Monday, February 6, 2012

The Love of God in the Heart of the Christian

                Jesus Christ in John 17:26 makes the stunning announcement that the love which God has eternally enjoyed within himself is the same love that he has poured into the hearts of Christians.  From all eternity past, within the one God, the Father has loved the Son and the Spirit with a steadfast, infinite, perfect love; the Son has love the Father and the Spirit with a steadfast, infinite, perfect love; and the Spirit has loved the Father with a steadfast, infinite, perfect love (John 3:35; 5:20; 14:31; 15:9; 17:23, 26).  Jesus proclaims in John 17:26 that it is this same steadfast, infinite, and perfect love that God pours into the hearts of Christians when he makes us his children in Jesus Christ.  To be sure, we will not love perfectly in this world, because sin blocks the full experience of God’s love in our hearts; however, because that love is vitally present in the hearts of Christians, we are able to begin truly to love the Lord our God with all our hearts (Deuteronomy 6:5) and to love our neighbors as ourselves (Leviticus 19:18). 

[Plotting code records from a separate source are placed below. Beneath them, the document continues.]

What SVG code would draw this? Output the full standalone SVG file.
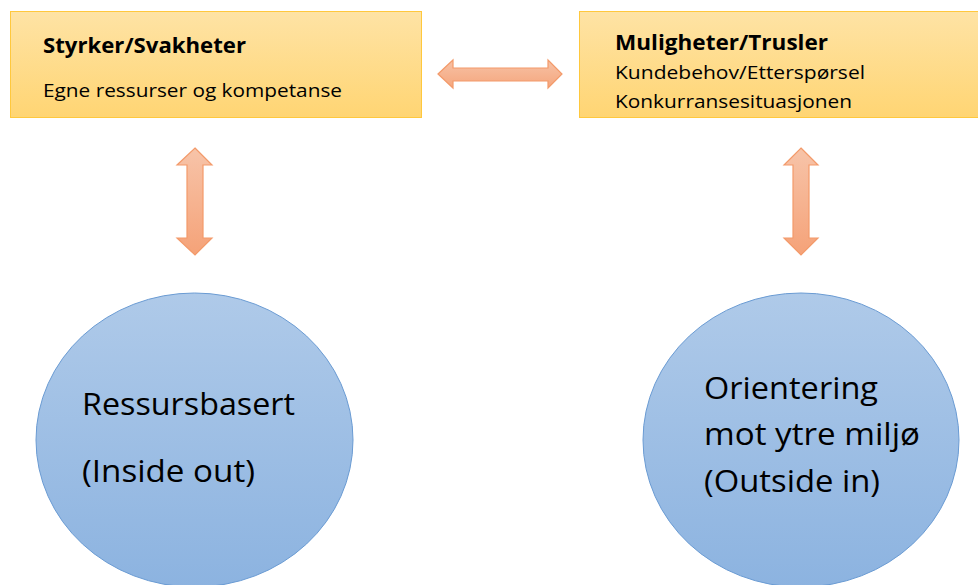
<svg xmlns="http://www.w3.org/2000/svg" width="978" height="585" viewBox="0 0 978 585">
<style>
.box{fill:url(#gBox);stroke:#FFC83D;stroke-width:1}
.circ{fill:url(#gCirc);stroke:#6A9BD3;stroke-width:1}
.arr{fill:url(#gArr);stroke:#F39A6A;stroke-width:1.2}
.arrv{fill:url(#gArrV);stroke:#F39A6A;stroke-width:1.2}
text{font-family:"Open Sans","Noto Sans","Liberation Sans",sans-serif;fill:#000}
.h{font-weight:bold;font-size:21px}
.s{font-size:19px}
.c{font-size:31px}
</style>
<defs>
<linearGradient id="gBox" x1="0" y1="0" x2="0" y2="1"><stop offset="0" stop-color="#FEE3A5"/><stop offset="1" stop-color="#FFD573"/></linearGradient>
<linearGradient id="gCirc" x1="0" y1="0" x2="0" y2="1"><stop offset="0" stop-color="#AFCAE9"/><stop offset="1" stop-color="#8CB3E0"/></linearGradient>
<linearGradient id="gArr" x1="0" y1="0" x2="0" y2="1"><stop offset="0" stop-color="#F7C2A6"/><stop offset="1" stop-color="#F5A67D"/></linearGradient>
<linearGradient id="gArrV" x1="0" y1="0" x2="0" y2="1"><stop offset="0" stop-color="#F7C4A9"/><stop offset="1" stop-color="#F5A278"/></linearGradient>
</defs>
<g id="styrker">
<rect class="box" x="10.5" y="11.5" width="411" height="106"/>
<text class="h" x="43" y="53" textLength="203" lengthAdjust="spacingAndGlyphs">Styrker/Svakheter</text>
<text class="s" x="43" y="97" textLength="299" lengthAdjust="spacingAndGlyphs">Egne ressurser og kompetanse</text>
</g>
<g id="muligheter">
<rect class="box" x="579.5" y="11.5" width="405" height="106"/>
<text class="h" x="615" y="50" textLength="213" lengthAdjust="spacingAndGlyphs">Muligheter/Trusler</text>
<text class="s" x="615" y="79" textLength="250" lengthAdjust="spacingAndGlyphs">Kundebehov/Etterspørsel</text>
<text class="s" x="615" y="108" textLength="237" lengthAdjust="spacingAndGlyphs">Konkurransesituasjonen</text>
</g>
<g id="ressursbasert">
<ellipse class="circ" cx="194.5" cy="440" rx="158.5" ry="147"/>
<text class="c" x="82" y="415" textLength="213" lengthAdjust="spacingAndGlyphs">Ressursbasert</text>
<text class="c" x="82" y="482" textLength="173" lengthAdjust="spacingAndGlyphs">(Inside out)</text>
</g>
<g id="orientering">
<ellipse class="circ" cx="801" cy="440" rx="158" ry="147"/>
<text class="c" x="704" y="399" textLength="174" lengthAdjust="spacingAndGlyphs">Orientering</text>
<text class="c" x="704" y="445" textLength="216" lengthAdjust="spacingAndGlyphs">mot ytre miljø</text>
<text class="c" x="704" y="492" textLength="176" lengthAdjust="spacingAndGlyphs">(Outside in)</text>
</g>
<g id="connectors">
<path class="arr" d="M438,74 L453,60 L453,68 L548,68 L548,60 L562,74 L548,88 L548,81 L453,81 L453,88 Z"/>
<path class="arrv" d="M195,148 L212,165 L203,165 L203,238 L212,238 L195,255 L177,238 L187,238 L187,165 L177,165 Z"/>
<path class="arrv" d="M801,148 L818,165 L809,165 L809,238 L818,238 L801,255 L784,238 L793,238 L793,165 L784,165 Z"/>
</g>
</svg>
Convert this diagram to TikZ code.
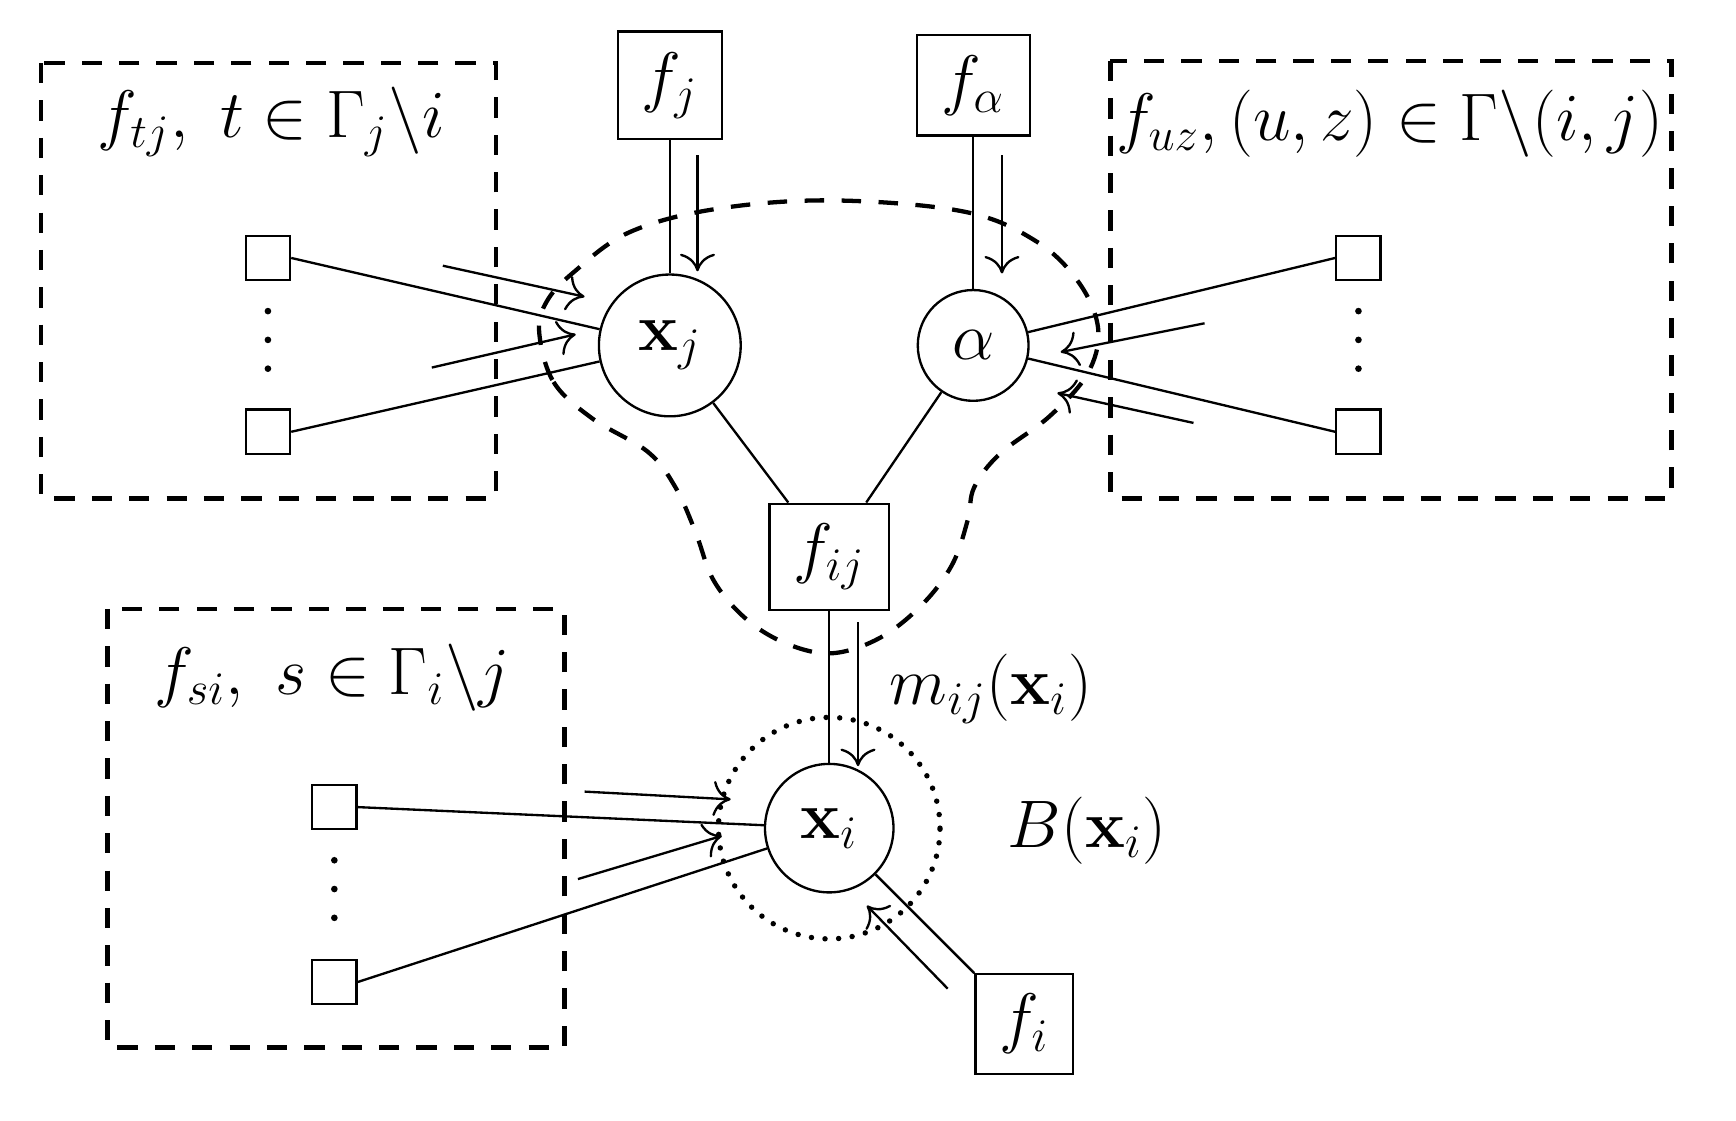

                Jonathan Edwards, the great 18th century American pastor, theologian, and revival leader, preached a sermon in the mid to late 1730’s on the work of this divine love in the hearts of Christians.  Based on 1 John 4:16, the sermon bears the title “The Spirit of True Saints is a Spirit of Divine Love.”  The sermon is typical of Edwards, a man in whose mind and heart the Lord brought together a surpassingly sharp intellect with deeply passionate love to God.  Edwards lived and breathed and preached and wrote so that all people would know the majesty and beauty of God and would find the deepest longings of their souls quenched in God’s glory alone.  The sermon on 1 John 4:16 is quite lengthy, so I want here to excerpt just a handful of quotes, along with a word of explanation concerning the context of each quote:

 

(The love of God in the heart of the Christian produces deep longing for the Lord.) “A true saint in his esteem exalts God above all.  He is in his account the most excellent, the most glorious being.  The saint esteems God so great and excellent as to be worthy of all that he requires.  He accounts him worthy of all obedience, of all praise and glory.  He accounts him worthy of the most humble addresses and worthy that he should give himself to him.”

 

(The love of God in the heart of the Christian produces esteem and honor for his or her neighbors.)  “It is the tendency of this divine principle to honor natural men for that natural image of God that is in them and for their natural excellencies, their natural knowledge, wisdom, and the like.  And to honor them for their outward dignities.”

 

(The love of God in the heart of the Christian produces a love for the attributes of God, even those attributes with which we as human beings sometimes struggle, like God’s sovereignty.)  “But owning the sovereignty of God is what the saints take delight in.  They see that God is worthy to be sovereign, that he is worthy to have the absolute domination over all creatures and disposes all things according to his own please and to make himself his end.  A godly man can rest and be pleased in it.  He loves to have God sovereign.”

 

(The love of God in the heart of the Christian produces a love for God for his own sake and not first for what the Lord does for us.)  “True divine love is not so much because of the kindness that we have received of him as for himself, not so much for our sakes as for his own sake. . . . [A] true Christian loves God for himself because he sees him to be worthy of all love, not that he does and ought to love God for his benefits, but that this is not the only foundation of his love, but he loves him for his own excellency, for his own glorious nature whereby he esteems him worthy of the highest love.”  

 

Jonathan Edwards, “The Spirit of the True Saints is a Spirit of Divine Love,” in The Glory and Honor of God: Previously Unpublished Sermons of Jonathan Edwards, vol. 2, Michael D.  McMullen, ed. (Nashville, Tenn.: Broadman & Holman, 2004), 301-02, 320-21, 323.